Of the lines in the entries below, state how many hold the word "this". Say nothing else.

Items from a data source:
=======

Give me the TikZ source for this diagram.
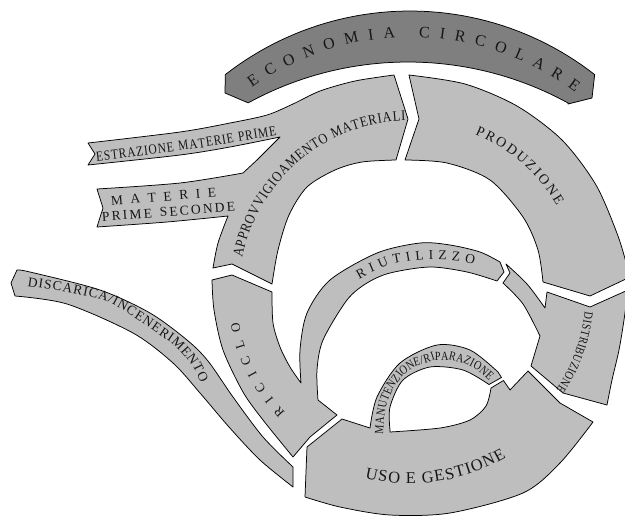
\documentclass[tikz,border=0pt]{standalone}
\usepackage{fontspec}
\setmainfont{Liberation Serif}
\newfontfamily\condf{Liberation Serif}[FakeStretch=0.82]
\newfontfamily\semif{Liberation Serif}[FakeStretch=0.86]
\usetikzlibrary{decorations.text}
\definecolor{segfill}{HTML}{BEBEBE}
\definecolor{econfill}{HTML}{7F7F7F}
\definecolor{txt}{HTML}{161616}
\tikzset{
  seg/.style={fill=segfill, draw=black, line width=0.75pt, line join=round},
  econband/.style={fill=econfill, draw=black, line width=0.75pt, line join=round},
  arctext/.style 2 args={decorate, decoration={text along path, text align={fit to path}, text color=txt, raise=#1, text={#2}}},
}
\begin{document}
\begin{tikzpicture}[x=1pt,y=-1pt]
\useasboundingbox (0,0) rectangle (625,517);
\clip (0,0) rectangle (625,517);

% ECONOMIA CIRCOLARE band
\path[econband] plot[domain=-128:-52, samples=50] ({410+300*cos(\x)},{311+300*sin(\x)})
  -- (592,98) -- (568,104)
  -- plot[domain=0:1, samples=50] ({408+333*cos(-61.2-57.5*\x)},{395+333*sin(-61.2-57.5*\x)})
  -- (225,93) -- cycle;

% Approvvigionamento (with the two incoming bands)
\path[seg] (213,268)
 -- plot[smooth] coordinates {(213,268) (218,243) (228,216)}
 -- plot[smooth] coordinates {(228,216) (167,222) (97,227)}
 -- (103,208) -- (97,189)
 -- plot[smooth] coordinates {(97,189) (180,183) (243,173)}
 -- (257,160) -- (280,137)
 -- plot[smooth] coordinates {(280,137) (230,147) (180,155) (88,165)}
 -- (95,154) -- (88,143)
 -- plot[smooth] coordinates {(88,143) (180,132) (230,123) (267,115) (293,104) (320,91) (355,81) (394,75)}
 -- (408,119) -- (396,160)
 -- plot[smooth] coordinates {(396,160) (362,162) (335,170) (307,187) (289,215) (278,250) (272,284)}
 -- (232,264) -- cycle;

% Produzione
\path[seg] (409,75) -- (419,119) -- (405,160)
 -- plot[smooth] coordinates {(405,160) (447,163) (490,180) (523,217) (538,250) (543,282)}
 -- (590,296) -- (628,278) -- (628,270)
 -- plot[smooth] coordinates {(628,270) (618,236) (596,185) (562,140) (517,106) (465,84) (409,75)}
 -- cycle;

% Distribuzione (with stub of inner ring)
\path[seg] (506,264)
 -- plot[smooth] coordinates {(506,264) (527,284) (545,308)}
 -- (547,292) -- (590,307) -- (628,290)
 -- plot[smooth] coordinates {(628,290) (624,320) (619,350) (612,380) (607,405)}
 -- (563,393) -- (531,366) -- (540,336)
 -- plot[smooth] coordinates {(540,336) (523,304) (503,283)}
 -- (510,273) -- cycle;

% Uso e gestione with manutenzione band
\path[seg] (305,497) -- (307,447) -- (342,419) -- (370,428)
 -- plot[smooth] coordinates {(370,428) (377,397) (400,363) (437,345) (470,350) (498,372)}
 -- (501.5,377.5) -- (489,384.5)
 -- plot[smooth] coordinates {(489,384.5) (463,370) (430,367) (403,380) (390,407) (390,430)}
 -- plot[smooth] coordinates {(390,432) (440,428) (470,420) (486,406) (491,388)}
 -- (503.5,380.5) -- (510,390) -- (528,371) -- (560,403) -- (593,422)
 -- plot[smooth] coordinates {(593,422) (560,463) (523,493) (450,513) (390,515) (340,507) (305,497)}
 -- cycle;

% Riciclo with riutilizzo band
\path[seg] (212,280) -- (232,275) -- (272,292)
 -- plot[smooth] coordinates {(272,292) (273,323) (280,347) (290,367) (301,383)}
 -- plot[smooth] coordinates {(301,383) (300,350) (307,313) (330,280) (377,253) (420,243) (450,245) (480,252) (500,262)}
 -- (504,272) -- (497,281)
 -- plot[smooth] coordinates {(497,281) (467,272) (430,267) (390,273) (367,283) (347,300) (323,340) (317,370) (318,400)}
 -- (337,415) -- (310,437) -- (293,457)
 -- plot[smooth] coordinates {(293,457) (263,420) (243,392) (223,350) (214,310) (212,280)}
 -- cycle;

% Discarica band
\path[seg] (17,270)
 -- plot[smooth] coordinates {(17,270) (30,272) (100,290) (150,313) (187,340) (208,361) (233,397) (263,437) (293,467)}
 -- (293,487)
 -- plot[smooth] coordinates {(293,487) (260,460) (229,427) (200,393) (173,363) (133,333) (67,304) (15,296)}
 -- (11,283) -- cycle;

% ---------- texts ----------
\path[arctext={-5.3pt}{|\fontsize{16}{18}\selectfont|ECONOMIA CIRCOLARE}]
  plot[domain=-125.3:-52.9, samples=60] ({410+279*cos(\x)},{311+279*sin(\x)});

\path[arctext={-4.7pt}{|\semif\fontsize{14.5}{16}\selectfont|APPROVVIGIOAMENTO MATERIALI}]
  plot[domain=-168.5:-91.5, samples=60] ({410+176*cos(\x)},{292+176*sin(\x)});

\path[arctext={-4.5pt}{|\fontsize{14}{16}\selectfont|PRODUZIONE}]
  plot[domain=-67.5:-30.5, samples=40] ({410+175*cos(\x)},{292+175*sin(\x)});

\path[arctext={-4.1pt}{|\condf\fontsize{12.5}{14}\selectfont|DISTRIBUZIONE}]
  plot[domain=6.5:33.7, samples=30] ({410+180*cos(\x)},{292+180*sin(\x)});

\path[arctext={-5.4pt}{|\fontsize{16.5}{18}\selectfont|USO E GESTIONE}]
  plot[domain=0:1, samples=40] ({410+186*cos(103.7-43.9*\x)},{292+186*sin(103.7-43.9*\x)});

\path[arctext={-4.3pt}{|\fontsize{13}{15}\selectfont|RICICLO}]
  plot[domain=136:170, samples=30] ({410+178*cos(\x)},{292+178*sin(\x)});

\path[arctext={-4.4pt}{|\fontsize{13.5}{15}\selectfont|RIUTILIZZO}]
  plot coordinates {(357,275.5) (370,268.5) (383,263) (396,259) (410,256.5) (422,255.3) (433,255) (445,255.4) (457,256.5) (466,257.8) (475,259.5)};

\path[arctext={-4.6pt}{|\condf\fontsize{14}{16}\selectfont|ESTRAZIONE MATERIE PRIME}]
  plot coordinates {(96,157) (118,154.5) (140,151.5) (164,148.5) (188,145) (213,141.2) (237,137) (257,133.8) (276,130.5)};

\path[arctext={-4.5pt}{|\fontsize{13.5}{15}\selectfont|MATERIE}]
  (111,201) -- (216,192.5);

\path[arctext={-4.5pt}{|\fontsize{13.5}{15}\selectfont|PRIME SECONDE}]
  (102,217) -- (235,206.5);

\path[arctext={-4.4pt}{|\fontsize{13.5}{15}\selectfont|DISCARICA/INCENERIMENTO}]
  plot coordinates {(28,282) (55,286) (78,290) (95,293.5) (110,298) (125,306) (138,315) (151,323.5) (163,332) (174,339.5) (183,348) (191,357) (198,367) (205,381)};

\path[arctext={-4.1pt}{|\condf\fontsize{12.5}{14}\selectfont|MANUTENZIONE/RIPARAZIONE}]
  plot coordinates {(379,434) (380,418) (383,402) (390,386) (401,371.5) (416,361.5) (433.5,356) (450,356) (466.5,360) (480,367) (492,378)};

\end{tikzpicture}
\end{document}
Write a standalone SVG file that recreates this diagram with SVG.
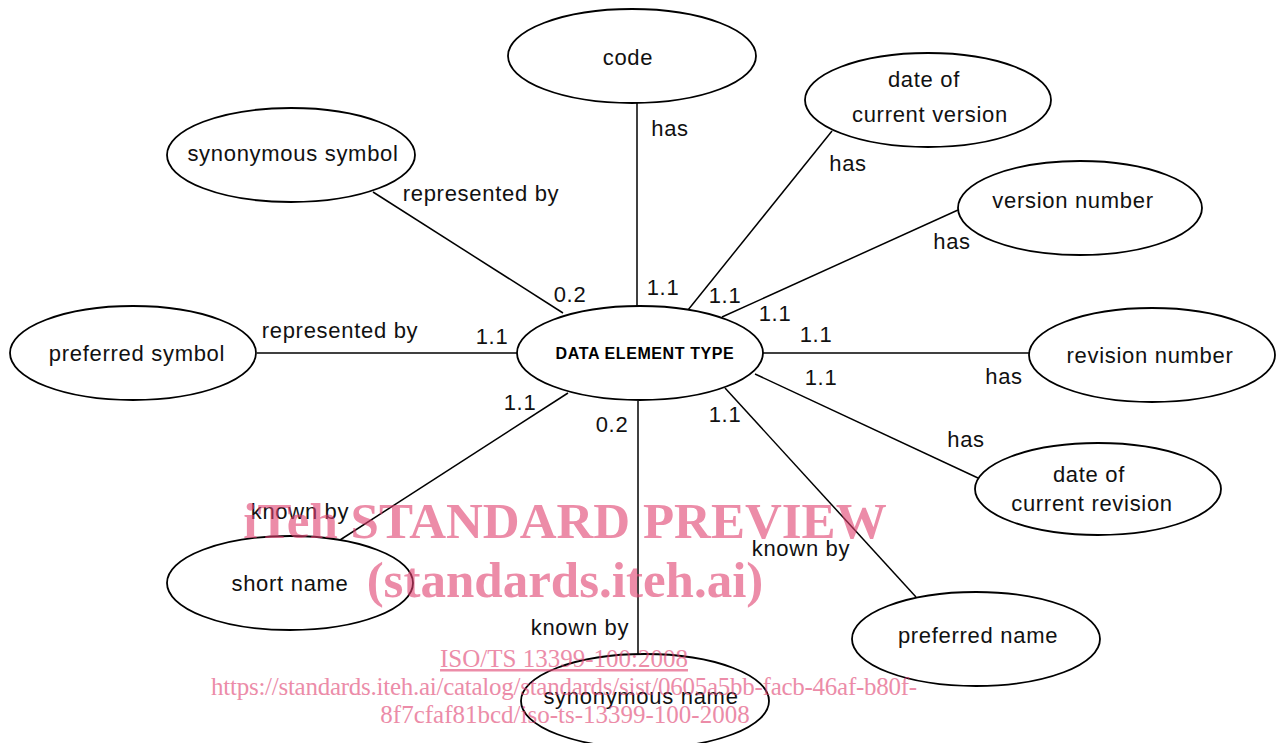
<svg xmlns="http://www.w3.org/2000/svg" width="1284" height="743" viewBox="0 0 1284 743">
  <style>
    .ent { fill: #ffffff; stroke: #000000; stroke-width: 1.8; }
    .conn line { stroke: #000000; stroke-width: 1.5; }
    .t { font-family: "Liberation Sans", Arial, sans-serif; font-size: 22px; letter-spacing: 0.7px; fill: #111111; text-anchor: middle; dominant-baseline: central; }
    .main { font-family: "Liberation Sans", Arial, sans-serif; font-size: 16px; font-weight: bold; letter-spacing: 0.6px; fill: #000000; text-anchor: middle; dominant-baseline: central; }
    .wm { font-family: "Liberation Serif", "Times New Roman", serif; fill: #e0406f; opacity: 0.6; text-anchor: middle; }
    .wm-big { font-size: 51px; font-weight: bold; }
    .wm-small { font-size: 25px; }
    .wm-url { letter-spacing: -0.26px; }
  </style>

  <rect x="0" y="0" width="1284" height="743" fill="#ffffff"/>

  <!-- relationship lines -->
  <g id="connectors" class="conn">
    <line x1="637" y1="103" x2="637" y2="306"/>
    <line x1="373" y1="192" x2="563" y2="313"/>
    <line x1="832" y1="131" x2="688" y2="310"/>
    <line x1="958" y1="210" x2="722" y2="317"/>
    <line x1="763" y1="353" x2="1029" y2="353"/>
    <line x1="755" y1="374" x2="978" y2="478"/>
    <line x1="725" y1="388" x2="916" y2="597"/>
    <line x1="638" y1="401" x2="638" y2="654"/>
    <line x1="340" y1="540" x2="568" y2="393"/>
    <line x1="257" y1="353" x2="517" y2="353"/>
  </g>

  <!-- entities -->
  <g id="data-element-type">
    <ellipse class="ent" cx="640" cy="353" rx="123" ry="47"/>
    <text class="main" x="645" y="353">DATA ELEMENT TYPE</text>
  </g>
  <g id="code">
    <ellipse class="ent" cx="632" cy="56" rx="124" ry="47"/>
    <text class="t" x="628" y="57">code</text>
  </g>
  <g id="synonymous-symbol">
    <ellipse class="ent" cx="291" cy="155" rx="124" ry="47"/>
    <text class="t" x="293" y="153">synonymous symbol</text>
  </g>
  <g id="date-of-current-version">
    <ellipse class="ent" cx="928" cy="100" rx="123" ry="47"/>
    <text class="t" x="924" y="79">date of</text>
    <text class="t" x="930" y="114">current version</text>
  </g>
  <g id="version-number">
    <ellipse class="ent" cx="1080" cy="208" rx="122" ry="47"/>
    <text class="t" x="1073" y="200">version number</text>
  </g>
  <g id="revision-number">
    <ellipse class="ent" cx="1152" cy="355" rx="123" ry="47"/>
    <text class="t" x="1150" y="355">revision number</text>
  </g>
  <g id="date-of-current-revision">
    <ellipse class="ent" cx="1098" cy="489" rx="123" ry="46"/>
    <text class="t" x="1089" y="474">date of</text>
    <text class="t" x="1092" y="503">current revision</text>
  </g>
  <g id="preferred-name">
    <ellipse class="ent" cx="976" cy="639" rx="124" ry="47"/>
    <text class="t" x="978" y="635">preferred name</text>
  </g>
  <g id="synonymous-name">
    <ellipse class="ent" cx="645" cy="701" rx="124" ry="47"/>
    <text class="t" x="641" y="696">synonymous name</text>
  </g>
  <g id="short-name">
    <ellipse class="ent" cx="290" cy="583" rx="123" ry="47"/>
    <text class="t" x="290" y="583">short name</text>
  </g>
  <g id="preferred-symbol">
    <ellipse class="ent" cx="133" cy="353" rx="123" ry="47"/>
    <text class="t" x="137" y="353">preferred symbol</text>
  </g>

  <!-- role names and cardinalities -->
  <g id="labels">
    <text class="t" x="670" y="128">has</text>
    <text class="t" x="663" y="287">1.1</text>
    <text class="t" x="481" y="193">represented by</text>
    <text class="t" x="570" y="294">0.2</text>
    <text class="t" x="848" y="163">has</text>
    <text class="t" x="725" y="295">1.1</text>
    <text class="t" x="952" y="241">has</text>
    <text class="t" x="775" y="313">1.1</text>
    <text class="t" x="816" y="334">1.1</text>
    <text class="t" x="1004" y="376">has</text>
    <text class="t" x="821" y="377">1.1</text>
    <text class="t" x="966" y="439">has</text>
    <text class="t" x="725" y="414">1.1</text>
    <text class="t" x="801" y="548">known by</text>
    <text class="t" x="612" y="424">0.2</text>
    <text class="t" x="580" y="627">known by</text>
    <text class="t" x="520" y="402">1.1</text>
    <text class="t" x="300" y="511">known by</text>
    <text class="t" x="340" y="330">represented by</text>
    <text class="t" x="492" y="336">1.1</text>
  </g>

  <!-- preview stamp -->
  <g id="stamp">
    <text class="wm wm-big" x="565" y="538">iTeh STANDARD PREVIEW</text>
    <text class="wm wm-big" x="565" y="597">(standards.iteh.ai)</text>
    <text class="wm wm-small" x="564" y="667" text-decoration="underline">ISO/TS 13399-100:2008</text>
    <text class="wm wm-small wm-url" x="564" y="695">https://standards.iteh.ai/catalog/standards/sist/0605a5bb-facb-46af-b80f-</text>
    <text class="wm wm-small" x="565" y="723">8f7cfaf81bcd/iso-ts-13399-100-2008</text>
  </g>
</svg>
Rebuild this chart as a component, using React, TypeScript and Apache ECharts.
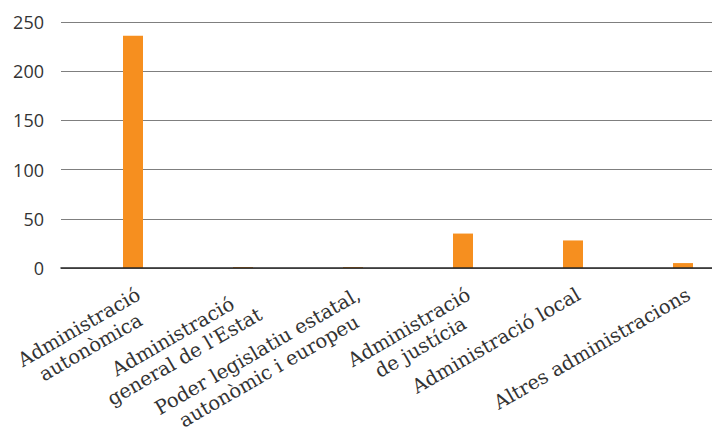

=======

_Response_. 3